Kumamoto was a large and well-fortified castle. The castle keep is a concrete reconstruction built in 1960, but several ancillary wooden buildings remain of the original castle. Kumamoto Castle is considered one of the three premier castles in Japan, along with Himeji Castle and Matsumoto Castle. Thirteen structures in the castle complex are designated Important Cultural Property.
Kumamoto Castle’s history dates to 1467 when fortifications were established by Ideta Hidenobu. In 1496, these fortifications were expanded by Kanokogi Chikakazu.
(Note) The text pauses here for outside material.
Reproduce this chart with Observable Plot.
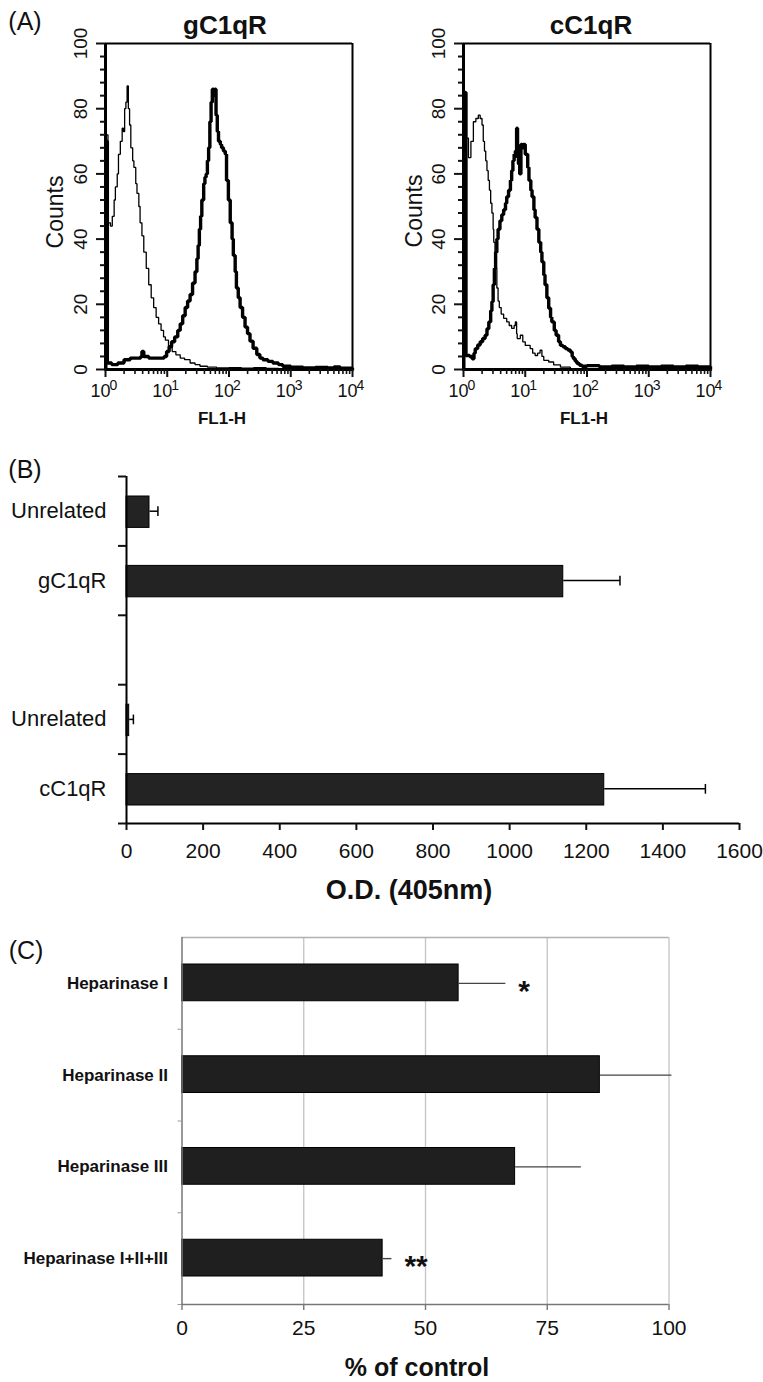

In 1588, Katō Kiyomasa was transferred to the early incarnation of Kumamoto Castle. From 1601 to 1607, Kiyomasa greatly expanded the castle, transforming it into a castle complex with 49 turrets, 18 turret gates, and 29 smaller gates. The smaller castle tower, built sometime after the keep, had several facilities including a well and kitchen. In 1610, the Honmaru Goten Palace was completed. The castle complex measures roughly 1.6 kilometers from east to west, and measures 1.2 kilometers from north to south. The castle keep is 30.3 meters tall.
The castle was besieged in 1877 during the Satsuma Rebellion, and the castle keeps and other parts were burned down. 13 of the buildings in the castle complex were undamaged, and have been designated Important Cultural Properties. In 1960, the castle keep was reconstructed using concrete. From 1998 to 2008, the castle complex underwent restoration work, during which most of the 17th-century structures were rebuilt.
The signature curved stone walls, known as musha-gaeshi, as well as wooden overhangs, were designed to prevent attackers from penetrating the castle. Rock falls were also used as deterrents.
In 2006, Kumamoto Castle was listed as one of the 100 Fine Castles of Japan by the Japan Castle Foundation. On December 7, 2007, a large-scale renovation of the Inner Palace was completed. A public ceremony for the restoration was held on April 20, 2008.
Within the vast grounds and unique architecture of Kumamoto Castle, many historical clues remain about how feudal lords lived during the Edo Period. Throughout Kumamoto, you can see many examples of the construction and architecture from those days, built with the latest techniques of the times, under castle master Kato Kiyomasa.